On 17/09/2024 18:15, Jordan LeDoux wrote:
1. Are we over-riding *operators* or *operations*? That is, is the
user
saying "this is what happens when you put a + symbol between two Foo
objects", or "this is what happens when you add two Foo objects
together"?
If we allow developers to define arbitrary code which is executed as a
result of an operator, we will always end up allowing the first one.
I don't think that's really true. Take the behaviour of comparisons in
your previous RFC: if that RFC had been accepted, the user would have
had no way to make $a < $b and $a > $b have different behaviour, because
the same overload would be called, with the same parameters, in both cases.
Slightly less strict is requiring groups of operators: the Haskell "num"
typeclass (roughly similar to an interface) requires definitions for all
of "+", "*", "abs", "signum", "fromInteger", and either unary or binary
"-". It also defines the type signatures for each. If this was the only
way to overload the "+" operator, users would have to really go out of
their way to use it to mean something unrelated addition.
As it happens, Haskell *does* allow arbitrary operator overloads, and in
fact goes to the other extreme and allows entirely new operators to be
invented. The same is true in PostgreSQL - you can implement the
<<//-^+^-//>> operator if you want to.
I think it's absolutely possible - and desirable - to choose a
philosophical position on that spectrum, and use it to drive design
decisions. The choice of "__add" vs "operator+" is one such decision.
The approach I plan to use for this question has a name: Polymorphic
Handler Resolution. The overload that is executed will be decided by
the following series of decisions:
1. Are both of the operands objects? If not, use the overload on the
one that is. (NOTE: if neither are objects, the new code will be
bypassed entirely, so I do not need to handle this case)
2. If they are both objects, are they both instances of the same
class? If they are, use the overload of the one on the left.
3. If they are not objects of the same class, is one of them a direct
descendant of the other? If so, use the overload of the descendant.
4. If neither of them are direct descendants of the other, use the
overload of the object on the left. Does it produce a type error
because it does not accept objects of the type in the other position?
Return the error and abort instead of re-trying by using the overload
on the right.
This is option (g) in my list, with the additional "prefer sub-classes"

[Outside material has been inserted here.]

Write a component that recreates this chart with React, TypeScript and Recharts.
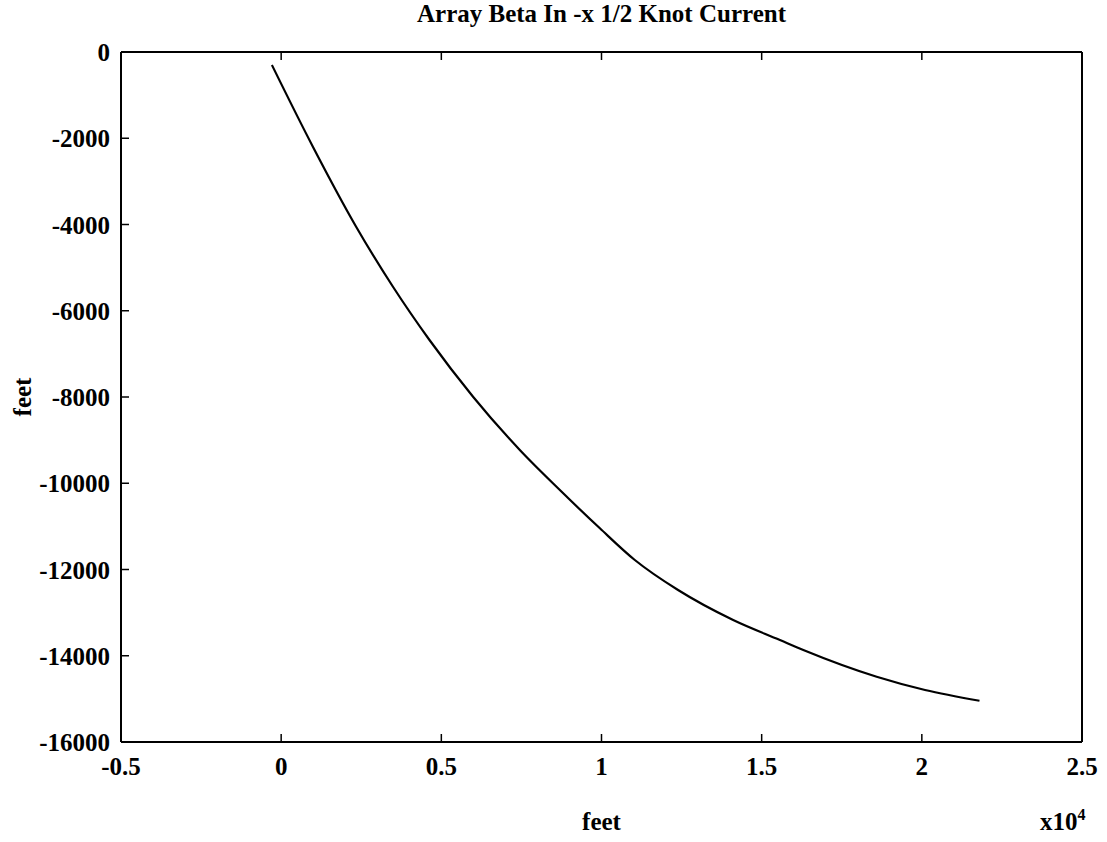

rule (step 3), which I agree would be a good addition.
As noted, it doesn't provide symmetry, because step 4 depends on the
order in the source code. Option (c) is the same algorithm without step
4, so guarantees that $a + $b and $b + $a will always call the same method.
Options (d), (e), and (f) each add an extra step: one operand can signal
"I don't know" and the other operand gets a chance to answer. They're
essentially ways to "partially implement" an operator.
Options (a) and (b) perform the same kind of polymorphic resolution on
*both* operands, which is how many languages work for functions and/or
methods already.
Reading the C# spec, if there is more than one candidate overload which
is equally specific, an error is raised. I guess you could do the same
even with one implementation per class, by replacing step 4 in your
algorithm:
> 4. If neither of them are direct descendants of the other, and only
one implements the operator, use it.
> 5. If neither of them are direct descendants of the other, and both
implement the operator, throw an error.
Let's call that option (h) :)
By the way, searching online for the phrase "Polymorphic Handler
Resolution" finds no results other than you saying it is the name for
this algorithm.
This is similar to what I originally designed, and I actually moved to
an enum based on feedback. The argument was something like
`$isReversed` or `$left` or so on is somewhat ambiguous, while the
enum makes it extremely explicit.
Ah, fair enough. Explicitness vs conciseness is always a trade-off. My
thinking was that the "reversed" form would be far more rarely called
than the "normal" form; but that depends a lot on which resolution
algorithm is used.
Regards,
--
Rowan Tommins
[IMSoP]